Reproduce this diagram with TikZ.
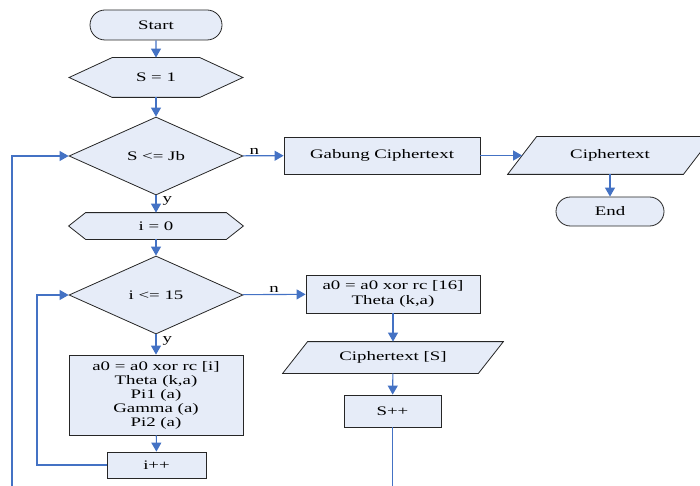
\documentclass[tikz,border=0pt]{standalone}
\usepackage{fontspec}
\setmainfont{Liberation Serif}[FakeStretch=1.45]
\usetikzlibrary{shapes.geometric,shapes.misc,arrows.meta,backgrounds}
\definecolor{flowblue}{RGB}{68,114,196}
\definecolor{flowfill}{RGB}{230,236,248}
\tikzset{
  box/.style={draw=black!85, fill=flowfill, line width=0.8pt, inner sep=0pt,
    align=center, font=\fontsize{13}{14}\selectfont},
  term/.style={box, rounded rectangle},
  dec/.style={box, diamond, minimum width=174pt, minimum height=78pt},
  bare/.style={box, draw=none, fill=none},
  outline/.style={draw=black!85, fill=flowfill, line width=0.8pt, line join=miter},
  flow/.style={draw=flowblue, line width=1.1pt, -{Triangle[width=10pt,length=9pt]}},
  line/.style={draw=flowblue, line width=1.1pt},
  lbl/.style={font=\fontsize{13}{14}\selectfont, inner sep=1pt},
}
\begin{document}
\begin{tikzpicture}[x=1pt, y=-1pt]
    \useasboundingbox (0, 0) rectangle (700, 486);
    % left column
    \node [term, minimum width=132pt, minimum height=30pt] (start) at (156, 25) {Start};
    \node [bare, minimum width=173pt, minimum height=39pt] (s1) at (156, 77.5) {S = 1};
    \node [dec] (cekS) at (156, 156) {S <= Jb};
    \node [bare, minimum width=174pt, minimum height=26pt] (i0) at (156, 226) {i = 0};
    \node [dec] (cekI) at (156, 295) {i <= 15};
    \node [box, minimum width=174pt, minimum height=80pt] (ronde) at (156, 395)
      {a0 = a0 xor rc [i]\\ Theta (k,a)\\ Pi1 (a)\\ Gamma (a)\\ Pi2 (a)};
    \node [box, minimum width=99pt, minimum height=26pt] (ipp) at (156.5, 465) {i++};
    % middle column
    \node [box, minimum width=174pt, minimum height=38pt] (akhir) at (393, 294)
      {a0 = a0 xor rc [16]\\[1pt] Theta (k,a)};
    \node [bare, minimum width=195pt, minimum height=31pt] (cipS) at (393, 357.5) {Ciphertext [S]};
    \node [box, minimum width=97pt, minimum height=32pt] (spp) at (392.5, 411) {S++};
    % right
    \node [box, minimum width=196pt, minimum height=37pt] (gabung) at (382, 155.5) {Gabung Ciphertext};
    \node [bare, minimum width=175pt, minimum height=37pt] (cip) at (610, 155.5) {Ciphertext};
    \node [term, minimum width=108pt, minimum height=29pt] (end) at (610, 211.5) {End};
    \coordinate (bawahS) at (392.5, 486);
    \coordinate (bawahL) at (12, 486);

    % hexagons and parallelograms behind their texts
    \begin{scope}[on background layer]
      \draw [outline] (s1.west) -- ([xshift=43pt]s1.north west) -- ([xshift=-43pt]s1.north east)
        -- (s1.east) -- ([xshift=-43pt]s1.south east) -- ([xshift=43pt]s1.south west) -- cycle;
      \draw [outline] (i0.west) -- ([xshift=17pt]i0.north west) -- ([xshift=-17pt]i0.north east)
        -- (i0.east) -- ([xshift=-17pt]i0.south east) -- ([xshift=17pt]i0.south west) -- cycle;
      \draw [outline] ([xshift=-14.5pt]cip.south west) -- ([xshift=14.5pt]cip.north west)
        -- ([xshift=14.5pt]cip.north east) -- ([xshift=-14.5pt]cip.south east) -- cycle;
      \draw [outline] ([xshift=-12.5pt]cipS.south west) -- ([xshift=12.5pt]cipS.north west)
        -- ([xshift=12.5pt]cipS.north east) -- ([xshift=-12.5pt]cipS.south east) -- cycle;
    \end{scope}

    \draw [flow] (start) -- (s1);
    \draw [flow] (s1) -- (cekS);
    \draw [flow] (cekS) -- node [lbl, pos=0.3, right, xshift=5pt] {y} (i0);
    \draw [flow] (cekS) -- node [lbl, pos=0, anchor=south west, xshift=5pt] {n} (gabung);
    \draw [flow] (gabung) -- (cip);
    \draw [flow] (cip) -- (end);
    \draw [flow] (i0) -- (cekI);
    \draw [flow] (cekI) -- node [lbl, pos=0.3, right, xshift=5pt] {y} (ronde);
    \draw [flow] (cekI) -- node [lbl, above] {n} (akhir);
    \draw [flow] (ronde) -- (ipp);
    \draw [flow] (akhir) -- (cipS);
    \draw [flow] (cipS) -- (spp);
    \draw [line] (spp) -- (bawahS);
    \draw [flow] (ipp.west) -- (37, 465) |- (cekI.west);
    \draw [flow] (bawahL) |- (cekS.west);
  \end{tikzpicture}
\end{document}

☆ ☆ ☆ ☆ ☆

What the exercise asks:
Return the material word for word. Pictures are not part of the copy.

Output for this task:
Reproduce this diagram with TikZ.
\documentclass[tikz,border=0pt]{standalone}
\usepackage{fontspec}
\setmainfont{Liberation Serif}[FakeStretch=1.45]
\usetikzlibrary{shapes.geometric,shapes.misc,arrows.meta,backgrounds}
\definecolor{flowblue}{RGB}{68,114,196}
\definecolor{flowfill}{RGB}{230,236,248}
\tikzset{
  box/.style={draw=black!85, fill=flowfill, line width=0.8pt, inner sep=0pt,
    align=center, font=\fontsize{13}{14}\selectfont},
  term/.style={box, rounded rectangle},
  dec/.style={box, diamond, minimum width=174pt, minimum height=78pt},
  bare/.style={box, draw=none, fill=none},
  outline/.style={draw=black!85, fill=flowfill, line width=0.8pt, line join=miter},
  flow/.style={draw=flowblue, line width=1.1pt, -{Triangle[width=10pt,length=9pt]}},
  line/.style={draw=flowblue, line width=1.1pt},
  lbl/.style={font=\fontsize{13}{14}\selectfont, inner sep=1pt},
}
\begin{document}
\begin{tikzpicture}[x=1pt, y=-1pt]
    \useasboundingbox (0, 0) rectangle (700, 486);
    % left column
    \node [term, minimum width=132pt, minimum height=30pt] (start) at (156, 25) {Start};
    \node [bare, minimum width=173pt, minimum height=39pt] (s1) at (156, 77.5) {S = 1};
    \node [dec] (cekS) at (156, 156) {S <= Jb};
    \node [bare, minimum width=174pt, minimum height=26pt] (i0) at (156, 226) {i = 0};
    \node [dec] (cekI) at (156, 295) {i <= 15};
    \node [box, minimum width=174pt, minimum height=80pt] (ronde) at (156, 395)
      {a0 = a0 xor rc [i]\\ Theta (k,a)\\ Pi1 (a)\\ Gamma (a)\\ Pi2 (a)};
    \node [box, minimum width=99pt, minimum height=26pt] (ipp) at (156.5, 465) {i++};
    % middle column
    \node [box, minimum width=174pt, minimum height=38pt] (akhir) at (393, 294)
      {a0 = a0 xor rc [16]\\[1pt] Theta (k,a)};
    \node [bare, minimum width=195pt, minimum height=31pt] (cipS) at (393, 357.5) {Ciphertext [S]};
    \node [box, minimum width=97pt, minimum height=32pt] (spp) at (392.5, 411) {S++};
    % right
    \node [box, minimum width=196pt, minimum height=37pt] (gabung) at (382, 155.5) {Gabung Ciphertext};
    \node [bare, minimum width=175pt, minimum height=37pt] (cip) at (610, 155.5) {Ciphertext};
    \node [term, minimum width=108pt, minimum height=29pt] (end) at (610, 211.5) {End};
    \coordinate (bawahS) at (392.5, 486);
    \coordinate (bawahL) at (12, 486);

    % hexagons and parallelograms behind their texts
    \begin{scope}[on background layer]
      \draw [outline] (s1.west) -- ([xshift=43pt]s1.north west) -- ([xshift=-43pt]s1.north east)
        -- (s1.east) -- ([xshift=-43pt]s1.south east) -- ([xshift=43pt]s1.south west) -- cycle;
      \draw [outline] (i0.west) -- ([xshift=17pt]i0.north west) -- ([xshift=-17pt]i0.north east)
        -- (i0.east) -- ([xshift=-17pt]i0.south east) -- ([xshift=17pt]i0.south west) -- cycle;
      \draw [outline] ([xshift=-14.5pt]cip.south west) -- ([xshift=14.5pt]cip.north west)
        -- ([xshift=14.5pt]cip.north east) -- ([xshift=-14.5pt]cip.south east) -- cycle;
      \draw [outline] ([xshift=-12.5pt]cipS.south west) -- ([xshift=12.5pt]cipS.north west)
        -- ([xshift=12.5pt]cipS.north east) -- ([xshift=-12.5pt]cipS.south east) -- cycle;
    \end{scope}

    \draw [flow] (start) -- (s1);
    \draw [flow] (s1) -- (cekS);
    \draw [flow] (cekS) -- node [lbl, pos=0.3, right, xshift=5pt] {y} (i0);
    \draw [flow] (cekS) -- node [lbl, pos=0, anchor=south west, xshift=5pt] {n} (gabung);
    \draw [flow] (gabung) -- (cip);
    \draw [flow] (cip) -- (end);
    \draw [flow] (i0) -- (cekI);
    \draw [flow] (cekI) -- node [lbl, pos=0.3, right, xshift=5pt] {y} (ronde);
    \draw [flow] (cekI) -- node [lbl, above] {n} (akhir);
    \draw [flow] (ronde) -- (ipp);
    \draw [flow] (akhir) -- (cipS);
    \draw [flow] (cipS) -- (spp);
    \draw [line] (spp) -- (bawahS);
    \draw [flow] (ipp.west) -- (37, 465) |- (cekI.west);
    \draw [flow] (bawahL) |- (cekS.west);
  \end{tikzpicture}
\end{document}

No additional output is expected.